:: Extracted entries ::

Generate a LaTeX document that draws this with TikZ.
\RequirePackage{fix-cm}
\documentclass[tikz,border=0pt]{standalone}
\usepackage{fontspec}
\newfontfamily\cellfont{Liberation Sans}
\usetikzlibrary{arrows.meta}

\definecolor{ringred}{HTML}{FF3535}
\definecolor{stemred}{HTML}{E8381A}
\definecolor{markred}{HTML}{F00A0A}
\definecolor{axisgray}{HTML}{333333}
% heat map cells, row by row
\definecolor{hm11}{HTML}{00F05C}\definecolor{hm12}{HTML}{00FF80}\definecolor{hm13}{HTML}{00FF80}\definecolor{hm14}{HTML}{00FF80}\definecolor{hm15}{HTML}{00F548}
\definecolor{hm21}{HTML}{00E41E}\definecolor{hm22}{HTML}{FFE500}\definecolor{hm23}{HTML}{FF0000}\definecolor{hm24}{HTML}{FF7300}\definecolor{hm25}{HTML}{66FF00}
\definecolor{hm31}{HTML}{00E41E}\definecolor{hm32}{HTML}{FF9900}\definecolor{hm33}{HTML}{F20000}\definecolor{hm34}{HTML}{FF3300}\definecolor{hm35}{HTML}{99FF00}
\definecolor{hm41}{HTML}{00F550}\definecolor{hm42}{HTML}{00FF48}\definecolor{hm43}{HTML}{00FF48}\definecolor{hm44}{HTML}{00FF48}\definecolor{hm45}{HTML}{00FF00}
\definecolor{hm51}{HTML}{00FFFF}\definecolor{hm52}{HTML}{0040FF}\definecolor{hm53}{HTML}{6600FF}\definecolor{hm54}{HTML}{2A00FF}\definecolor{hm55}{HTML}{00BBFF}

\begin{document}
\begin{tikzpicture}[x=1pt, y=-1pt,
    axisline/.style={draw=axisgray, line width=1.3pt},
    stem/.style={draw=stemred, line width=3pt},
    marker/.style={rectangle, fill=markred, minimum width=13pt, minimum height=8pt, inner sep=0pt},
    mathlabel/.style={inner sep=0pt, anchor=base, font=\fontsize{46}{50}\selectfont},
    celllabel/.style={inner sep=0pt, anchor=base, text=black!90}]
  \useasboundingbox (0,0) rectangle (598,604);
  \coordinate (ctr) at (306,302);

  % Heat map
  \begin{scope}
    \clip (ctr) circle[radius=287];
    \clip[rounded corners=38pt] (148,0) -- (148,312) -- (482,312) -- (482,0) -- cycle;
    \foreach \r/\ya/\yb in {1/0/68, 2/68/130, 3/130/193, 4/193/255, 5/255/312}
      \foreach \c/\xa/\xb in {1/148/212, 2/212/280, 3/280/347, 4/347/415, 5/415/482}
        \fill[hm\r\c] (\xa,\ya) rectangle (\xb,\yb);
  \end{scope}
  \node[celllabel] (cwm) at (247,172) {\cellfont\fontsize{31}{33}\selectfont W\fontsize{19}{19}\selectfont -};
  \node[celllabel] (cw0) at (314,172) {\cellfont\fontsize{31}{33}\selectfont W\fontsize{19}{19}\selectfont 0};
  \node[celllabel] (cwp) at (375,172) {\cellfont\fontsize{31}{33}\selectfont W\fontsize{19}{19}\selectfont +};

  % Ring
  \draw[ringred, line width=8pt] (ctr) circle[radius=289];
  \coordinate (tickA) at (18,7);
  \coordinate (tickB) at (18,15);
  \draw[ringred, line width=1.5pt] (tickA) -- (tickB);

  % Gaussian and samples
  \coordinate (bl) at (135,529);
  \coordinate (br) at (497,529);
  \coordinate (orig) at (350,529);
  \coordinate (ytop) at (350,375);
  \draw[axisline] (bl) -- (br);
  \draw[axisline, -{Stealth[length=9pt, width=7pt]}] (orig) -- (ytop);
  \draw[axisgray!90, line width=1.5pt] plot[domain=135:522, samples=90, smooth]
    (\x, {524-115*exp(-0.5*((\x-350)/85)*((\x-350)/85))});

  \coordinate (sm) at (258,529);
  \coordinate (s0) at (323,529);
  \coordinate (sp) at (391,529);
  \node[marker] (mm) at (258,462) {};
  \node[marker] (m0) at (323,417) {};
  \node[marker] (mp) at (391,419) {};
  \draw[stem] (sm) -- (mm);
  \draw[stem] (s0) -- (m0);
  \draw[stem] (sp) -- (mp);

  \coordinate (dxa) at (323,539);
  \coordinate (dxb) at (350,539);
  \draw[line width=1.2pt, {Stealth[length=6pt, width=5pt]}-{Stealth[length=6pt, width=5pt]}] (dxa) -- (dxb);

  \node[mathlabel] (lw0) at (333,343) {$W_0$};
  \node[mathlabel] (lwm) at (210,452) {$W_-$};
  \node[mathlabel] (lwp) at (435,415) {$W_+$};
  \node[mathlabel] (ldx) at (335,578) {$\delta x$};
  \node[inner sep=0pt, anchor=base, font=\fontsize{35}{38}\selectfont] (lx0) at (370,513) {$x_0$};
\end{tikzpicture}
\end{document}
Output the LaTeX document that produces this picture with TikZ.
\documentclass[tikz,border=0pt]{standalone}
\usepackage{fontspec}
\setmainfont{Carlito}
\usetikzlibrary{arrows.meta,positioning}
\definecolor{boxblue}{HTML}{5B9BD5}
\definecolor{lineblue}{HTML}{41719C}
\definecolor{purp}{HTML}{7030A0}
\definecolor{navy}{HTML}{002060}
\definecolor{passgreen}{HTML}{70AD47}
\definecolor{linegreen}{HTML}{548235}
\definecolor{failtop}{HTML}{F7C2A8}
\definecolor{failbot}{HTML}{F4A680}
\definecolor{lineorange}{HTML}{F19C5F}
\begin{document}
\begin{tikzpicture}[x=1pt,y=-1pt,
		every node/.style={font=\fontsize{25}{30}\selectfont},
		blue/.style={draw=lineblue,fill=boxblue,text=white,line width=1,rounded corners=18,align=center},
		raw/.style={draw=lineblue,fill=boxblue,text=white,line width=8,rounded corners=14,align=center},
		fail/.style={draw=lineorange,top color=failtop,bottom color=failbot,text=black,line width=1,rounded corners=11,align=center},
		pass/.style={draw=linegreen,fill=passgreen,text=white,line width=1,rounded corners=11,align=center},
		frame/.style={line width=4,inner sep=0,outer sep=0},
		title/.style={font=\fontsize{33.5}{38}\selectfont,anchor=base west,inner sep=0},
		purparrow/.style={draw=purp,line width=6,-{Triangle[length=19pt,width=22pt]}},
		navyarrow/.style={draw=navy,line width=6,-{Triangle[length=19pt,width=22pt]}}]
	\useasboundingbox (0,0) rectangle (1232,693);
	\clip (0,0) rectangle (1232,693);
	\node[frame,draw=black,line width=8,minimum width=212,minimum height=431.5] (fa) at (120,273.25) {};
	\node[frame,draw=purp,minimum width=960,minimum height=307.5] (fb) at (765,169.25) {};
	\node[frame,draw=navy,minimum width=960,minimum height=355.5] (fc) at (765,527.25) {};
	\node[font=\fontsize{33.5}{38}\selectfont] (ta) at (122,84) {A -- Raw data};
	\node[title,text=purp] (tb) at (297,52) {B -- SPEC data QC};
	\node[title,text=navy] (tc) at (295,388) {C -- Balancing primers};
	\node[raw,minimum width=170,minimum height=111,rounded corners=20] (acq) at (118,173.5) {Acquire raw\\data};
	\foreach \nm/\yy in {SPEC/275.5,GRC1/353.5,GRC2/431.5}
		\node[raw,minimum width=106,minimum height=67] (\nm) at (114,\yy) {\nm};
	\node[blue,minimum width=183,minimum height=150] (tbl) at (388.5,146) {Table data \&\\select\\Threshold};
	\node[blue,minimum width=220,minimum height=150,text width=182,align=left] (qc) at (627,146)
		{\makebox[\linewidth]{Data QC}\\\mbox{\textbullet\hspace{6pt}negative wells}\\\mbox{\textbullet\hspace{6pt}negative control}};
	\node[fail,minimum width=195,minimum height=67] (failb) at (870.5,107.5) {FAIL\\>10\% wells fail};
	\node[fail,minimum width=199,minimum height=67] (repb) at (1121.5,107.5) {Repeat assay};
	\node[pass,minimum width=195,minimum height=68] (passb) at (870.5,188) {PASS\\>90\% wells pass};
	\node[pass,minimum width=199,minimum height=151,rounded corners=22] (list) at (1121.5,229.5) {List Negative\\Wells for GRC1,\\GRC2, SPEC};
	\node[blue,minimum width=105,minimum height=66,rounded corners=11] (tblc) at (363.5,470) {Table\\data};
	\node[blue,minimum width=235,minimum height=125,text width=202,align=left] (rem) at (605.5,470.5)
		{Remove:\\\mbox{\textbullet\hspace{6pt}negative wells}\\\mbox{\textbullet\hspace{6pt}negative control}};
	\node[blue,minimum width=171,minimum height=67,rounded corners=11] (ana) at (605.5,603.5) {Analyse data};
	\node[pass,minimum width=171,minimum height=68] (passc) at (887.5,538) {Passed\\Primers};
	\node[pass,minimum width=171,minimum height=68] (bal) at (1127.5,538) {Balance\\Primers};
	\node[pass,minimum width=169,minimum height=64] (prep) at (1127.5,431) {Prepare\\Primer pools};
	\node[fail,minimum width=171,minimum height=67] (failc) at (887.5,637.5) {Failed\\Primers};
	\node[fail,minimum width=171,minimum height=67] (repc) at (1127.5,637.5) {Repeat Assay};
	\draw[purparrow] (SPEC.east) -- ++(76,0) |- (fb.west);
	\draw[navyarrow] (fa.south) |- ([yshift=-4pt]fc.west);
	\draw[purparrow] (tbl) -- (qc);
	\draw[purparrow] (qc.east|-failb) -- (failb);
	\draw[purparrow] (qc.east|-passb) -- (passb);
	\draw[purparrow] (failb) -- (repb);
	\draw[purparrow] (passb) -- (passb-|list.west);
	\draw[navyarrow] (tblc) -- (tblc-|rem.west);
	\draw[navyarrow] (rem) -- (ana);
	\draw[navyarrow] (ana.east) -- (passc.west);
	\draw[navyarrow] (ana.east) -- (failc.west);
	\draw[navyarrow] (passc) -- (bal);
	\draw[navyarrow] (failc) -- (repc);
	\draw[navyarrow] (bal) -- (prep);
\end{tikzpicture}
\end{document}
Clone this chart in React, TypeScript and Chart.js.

:::

### What is expected
Everything from the first line above up to and including the line that contains "(ctr) at (306,302);" should be printed exactly; please print only that.

### Solution to this problem
Generate a LaTeX document that draws this with TikZ.
\RequirePackage{fix-cm}
\documentclass[tikz,border=0pt]{standalone}
\usepackage{fontspec}
\newfontfamily\cellfont{Liberation Sans}
\usetikzlibrary{arrows.meta}

\definecolor{ringred}{HTML}{FF3535}
\definecolor{stemred}{HTML}{E8381A}
\definecolor{markred}{HTML}{F00A0A}
\definecolor{axisgray}{HTML}{333333}
% heat map cells, row by row
\definecolor{hm11}{HTML}{00F05C}\definecolor{hm12}{HTML}{00FF80}\definecolor{hm13}{HTML}{00FF80}\definecolor{hm14}{HTML}{00FF80}\definecolor{hm15}{HTML}{00F548}
\definecolor{hm21}{HTML}{00E41E}\definecolor{hm22}{HTML}{FFE500}\definecolor{hm23}{HTML}{FF0000}\definecolor{hm24}{HTML}{FF7300}\definecolor{hm25}{HTML}{66FF00}
\definecolor{hm31}{HTML}{00E41E}\definecolor{hm32}{HTML}{FF9900}\definecolor{hm33}{HTML}{F20000}\definecolor{hm34}{HTML}{FF3300}\definecolor{hm35}{HTML}{99FF00}
\definecolor{hm41}{HTML}{00F550}\definecolor{hm42}{HTML}{00FF48}\definecolor{hm43}{HTML}{00FF48}\definecolor{hm44}{HTML}{00FF48}\definecolor{hm45}{HTML}{00FF00}
\definecolor{hm51}{HTML}{00FFFF}\definecolor{hm52}{HTML}{0040FF}\definecolor{hm53}{HTML}{6600FF}\definecolor{hm54}{HTML}{2A00FF}\definecolor{hm55}{HTML}{00BBFF}

\begin{document}
\begin{tikzpicture}[x=1pt, y=-1pt,
    axisline/.style={draw=axisgray, line width=1.3pt},
    stem/.style={draw=stemred, line width=3pt},
    marker/.style={rectangle, fill=markred, minimum width=13pt, minimum height=8pt, inner sep=0pt},
    mathlabel/.style={inner sep=0pt, anchor=base, font=\fontsize{46}{50}\selectfont},
    celllabel/.style={inner sep=0pt, anchor=base, text=black!90}]
  \useasboundingbox (0,0) rectangle (598,604);
  \coordinate (ctr) at (306,302);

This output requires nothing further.